The wealth and asset management consultancy's partner, Ashwin Field, rebuffed the industry's argument that churn is to blame for record lapse rates in insurance, and said ‘fixing' commissions might try to solve a non-existent problem.

"As the life insurance industry counts down toward the deadline for resolving adviser remuneration for life insurance, like many in the industry we are asking ourselves — how did it come to this?" he asked.

"We worry that with the current debate focused on commission and churn, rather than the broader issues of how best to achieve quality advice, and an enforced timeline to come up with a compromise, we'll end up with an optically appealing resolution that won't improve customer outcomes, or advice quality, or insurer sustainability," he said.

In fact, Field worries any solution will bump up cost and complexity, and erode advice quality and client outcomes.

"We don't think that a line of inquiry that started off being focused on advice quality and customer outcomes should finish with a focus on what is driving lapses (although of course we agree that lapse rates are important)," Field said.

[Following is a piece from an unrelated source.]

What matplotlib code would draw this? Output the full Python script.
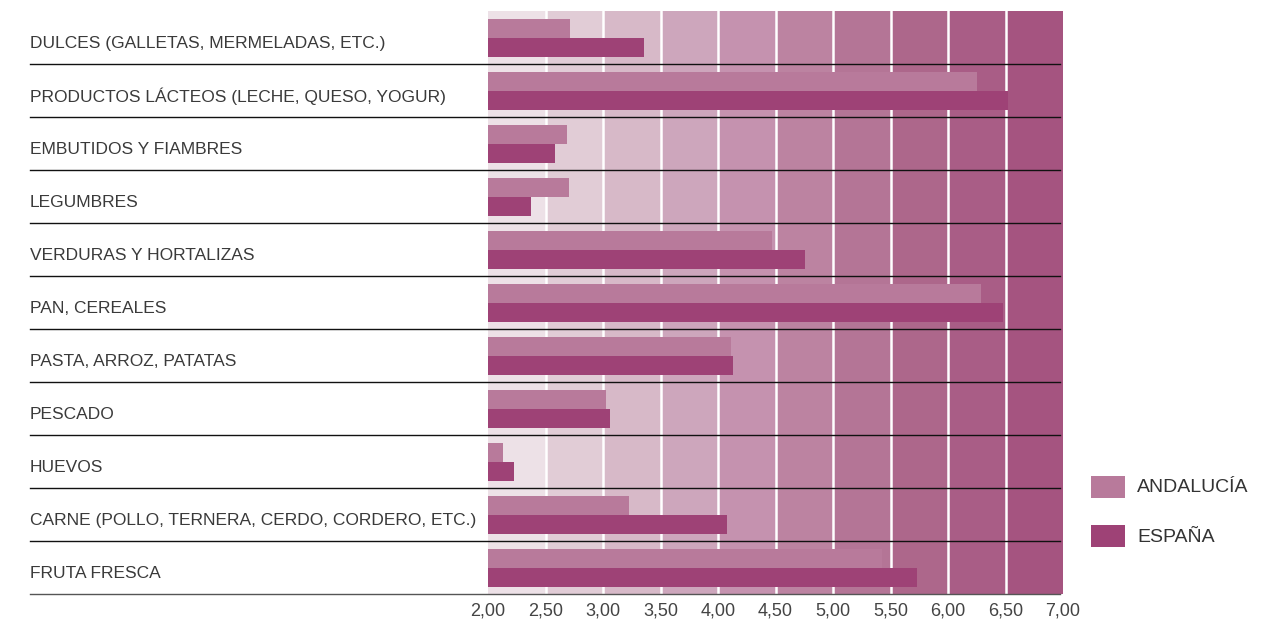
import matplotlib
matplotlib.use("Agg")
import matplotlib.pyplot as plt
from matplotlib.patches import Rectangle
import matplotlib.transforms as mtransforms

categories = [
    "DULCES (GALLETAS, MERMELADAS, ETC.)",
    "PRODUCTOS LÁCTEOS (LECHE, QUESO, YOGUR)",
    "EMBUTIDOS Y FIAMBRES",
    "LEGUMBRES",
    "VERDURAS Y HORTALIZAS",
    "PAN, CEREALES",
    "PASTA, ARROZ, PATATAS",
    "PESCADO",
    "HUEVOS",
    "CARNE (POLLO, TERNERA, CERDO, CORDERO, ETC.)",
    "FRUTA FRESCA",
]
andalucia = [2.71, 6.25, 2.69, 2.70, 4.47, 6.29, 4.11, 3.03, 2.13, 3.23, 5.43]
espana = [3.36, 6.52, 2.58, 2.37, 4.76, 6.48, 4.13, 3.06, 2.23, 4.08, 5.73]
series_names = ["ANDALUCÍA", "ESPAÑA"]
xticks = [2.0, 2.5, 3.0, 3.5, 4.0, 4.5, 5.0, 5.5, 6.0, 6.5, 7.0]
xtick_labels = ["2,00", "2,50", "3,00", "3,50", "4,00", "4,50", "5,00", "5,50", "6,00", "6,50", "7,00"]

band_colors = ["#EDE1E7", "#E1CCD6", "#D7B9C8", "#CDA6BC", "#C592AF", "#BC83A1",
               "#B47596", "#AD678B", "#A95D86", "#A55480"]
c_and = "#B87A9B"
c_esp = "#9E4276"

plt.rcParams['font.family'] = ['Liberation Sans', 'DejaVu Sans']

W, H = 1284, 620
fig = plt.figure(figsize=(W / 100, H / 100), dpi=100)
x0, x1 = 488, 1063
y0, y1 = 11, 594
ax = fig.add_axes([x0 / W, 1 - y1 / H, (x1 - x0) / W, (y1 - y0) / H])

n = len(categories)
ax.set_xlim(2.0, 7.0)
ax.set_ylim(n - 0.5, -0.5)

for i in range(len(band_colors)):
    ax.axvspan(xticks[i], xticks[i + 1], color=band_colors[i], lw=0, zorder=0)
for xv in xticks[1:-1]:
    ax.axvline(xv, color="white", lw=1.8, zorder=1)

h = 0.36
ys = list(range(n))
ax.barh([y - h / 2 + 0.015 for y in ys], [v - 2.0 for v in andalucia], left=2.0, height=h,
        color=c_and, lw=0, zorder=2)
ax.barh([y + h / 2 + 0.015 for y in ys], [v - 2.0 for v in espana], left=2.0, height=h,
        color=c_esp, lw=0, zorder=2)

# separator lines
trans = mtransforms.blended_transform_factory(ax.transAxes, ax.transData)
lx0 = (30 - x0) / (x1 - x0)
lx1 = (1060 - x0) / (x1 - x0)
for i in range(n):
    col = "#111111" if i < n - 1 else "#555555"
    ax.plot([lx0, lx1], [i + 0.5, i + 0.5], transform=trans, color=col, lw=1.0,
            clip_on=False, zorder=3)

# category labels
for i, c in enumerate(categories):
    ax.text(lx0, i + 0.11, c, transform=trans, ha="left", va="center",
            fontsize=12.5, color="#3a3a3a")

for s in ax.spines.values():
    s.set_visible(False)
ax.set_yticks([])
ax.set_xticks(xticks)
ax.set_xticklabels(xtick_labels, fontsize=13, color="#444444")
ax.tick_params(axis="x", length=0, pad=6)

# legend
for k, (name, col) in enumerate(zip(series_names, [c_and, c_esp])):
    top = 476 + k * 49
    fig.patches.append(Rectangle((1091 / W, 1 - (top + 22) / H), 34 / W, 22 / H,
                                 transform=fig.transFigure, color=col, lw=0))
    fig.text(1137 / W, 1 - (top + 12) / H, name, ha="left", va="center",
             fontsize=14, color="#333333")

fig.savefig("out.png", dpi=100)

The group noted two main issues the insurance industry needs to deal with: the quality of advice clients receive and client outcomes, and the economic sustainability for players in the industry such as advisers, insurers and reinsurers.

Tria data showed the rolling 12-month lapse rates in the non-bank adviser area had dropped from a high of 14.9 per cent in the third quarter of 2013, down to 14 per cent in the first quarter of 2015.

Field said the decline is not due to the Australian Securities and Investment Commission's (ASIC) ‘jawboning' because the decline occurred before the ASIC review.

"But it does match the demographic narrative — a one-off demographic shift driven by a confluence of externalities that drove age increases, and claims, and then lapses, and has now begun to work out of the system," he said.

He believes the industry should take the lapse rate decrease as an opportunity to examine advice quality, and lift client outcomes.